• _Your goal_
Only the lines from the start of the data below through the line that contains "import plotly.graph_objects as go" are to be copied, exactly and without pictures.

┏━━

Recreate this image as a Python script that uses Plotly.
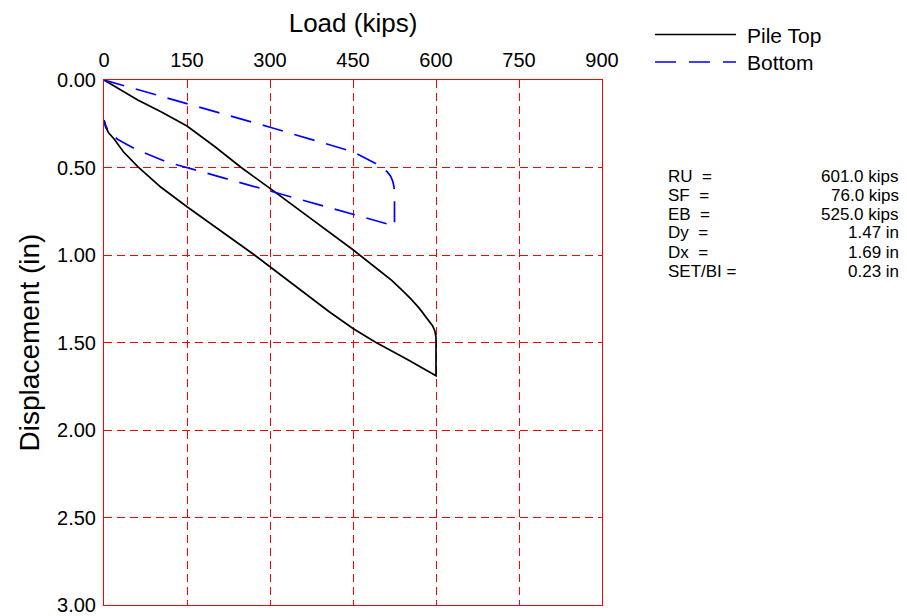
import plotly.graph_objects as go

# ---- data ----
top_load = [0, 61, 103, 150, 200, 248, 308, 400, 450, 498, 520, 540, 555, 570, 580, 588, 594, 598, 600, 600,
            550, 490, 470, 450, 407, 300, 272, 150, 103, 61, 35, 19, 8, 3, 0]
top_disp = [0, 0.114, 0.181, 0.263, 0.38, 0.5, 0.638, 0.855, 0.97, 1.09, 1.145, 1.205, 1.252, 1.305, 1.345, 1.375, 1.405, 1.435, 1.47, 1.69,
            1.60, 1.497, 1.46, 1.42, 1.324, 1.063, 1.0, 0.724, 0.613, 0.495, 0.41, 0.34, 0.30, 0.27, 0.23]

bot_load = [0, 150, 300, 450, 465, 490, 501, 512, 518, 522, 524, 525, 525,
            498, 486, 450, 308, 227, 150, 112, 76, 58, 25, 10, 4, 0]
bot_disp = [0, 0.133, 0.27, 0.41, 0.434, 0.475, 0.499, 0.525, 0.55, 0.58, 0.61, 0.64, 0.834,
            0.81, 0.80, 0.766, 0.644, 0.571, 0.5, 0.467, 0.42, 0.396, 0.34, 0.30, 0.267, 0.229]

x_ticks = [0, 150, 300, 450, 600, 750, 900]
y_ticks = [0, 0.5, 1.0, 1.5, 2.0, 2.5, 3.0]
y_tick_text = ["0.00", "0.50", "1.00", "1.50", "2.00", "2.50", "3.00"]

stat_labels = ["RU  =", "SF  =", "EB  =", "Dy  =", "Dx  =", "SET/BI ="]
stat_values = ["601.0 kips", "76.0 kips", "525.0 kips", "1.47 in", "1.69 in", "0.23 in"]

# ---- layout geometry (page pixels; the page body adds an 8px offset) ----
W, H = 907, 616
OFF = 8
PL, PR, PT, PB = 104, 602, 80, 605          # plot area in page pixels
L, T = PL - OFF, PT - OFF
R, B = W - (PR - OFF), H - (PB - OFF)
pw, ph = PR - PL, PB - PT

def px(x):
    return (x - PL) / pw

def py(y):
    return 1 - (y - PT) / ph

FONT = "Liberation Sans, Arial, sans-serif"
GRID_DASH = "8px,5px"

fig = go.Figure()
fig.add_trace(go.Scatter(x=top_load, y=top_disp, mode="lines", name="Pile Top",
                         line=dict(color="black", width=1.7), showlegend=False))
fig.add_trace(go.Scatter(x=bot_load, y=bot_disp, mode="lines", name="Bottom",
                         line=dict(color="#0000ff", width=1.7, dash="21px,12px"), showlegend=False))

fig.update_layout(
    width=W, height=H,
    margin=dict(l=L, r=R, t=T, b=B, autoexpand=False),
    paper_bgcolor="white", plot_bgcolor="white",
    font=dict(family=FONT, size=20, color="black"),
    xaxis=dict(side="top", range=[0, 900], tickvals=x_ticks, showline=True, mirror=True,
               linecolor="red", linewidth=1, showgrid=True, gridcolor="red", gridwidth=1,
               griddash=GRID_DASH, zeroline=False, ticks="", ticklabelstandoff=4, automargin=False,
               title=dict(text="Load (kips)", font=dict(size=26), standoff=10),
               tickfont=dict(size=20)),
    yaxis=dict(range=[3, 0], tickvals=y_ticks, ticktext=y_tick_text, showline=True, mirror=True,
               linecolor="red", linewidth=1, showgrid=True, gridcolor="red", gridwidth=1,
               griddash=GRID_DASH, zeroline=False, ticks="", ticklabelstandoff=3, automargin=False,
               title=dict(text="Displacement (in)", font=dict(size=28), standoff=9),
               tickfont=dict(size=20)),
)

# legend (drawn manually to match line sample length)
fig.add_shape(type="line", xref="paper", yref="paper", x0=px(655), x1=px(736), y0=py(34.5), y1=py(34.5),
              line=dict(color="black", width=1.6))
fig.add_shape(type="line", xref="paper", yref="paper", x0=px(655), x1=px(736), y0=py(62), y1=py(62),
              line=dict(color="#0000ff", width=1.6, dash="21px,13px"))
fig.add_annotation(xref="paper", yref="paper", x=px(745), y=py(35), text="Pile Top", showarrow=False,
                   xanchor="left", yanchor="middle", font=dict(size=21))
fig.add_annotation(xref="paper", yref="paper", x=px(745), y=py(62), text="Bottom", showarrow=False,
                   xanchor="left", yanchor="middle", font=dict(size=21))

row_y = [176, 195, 214, 233, 252, 271]
for lab, val, yy in zip(stat_labels, stat_values, row_y):
    fig.add_annotation(xref="paper", yref="paper", x=px(666), y=py(yy), text=lab, showarrow=False,
                       xanchor="left", yanchor="middle", font=dict(size=17))
    fig.add_annotation(xref="paper", yref="paper", x=px(901), y=py(yy), text=val, showarrow=False,
                       xanchor="right", yanchor="middle", font=dict(size=17))

fig.write_html("out.html")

┗━━

• _Solution_
Recreate this image as a Python script that uses Plotly.
import plotly.graph_objects as go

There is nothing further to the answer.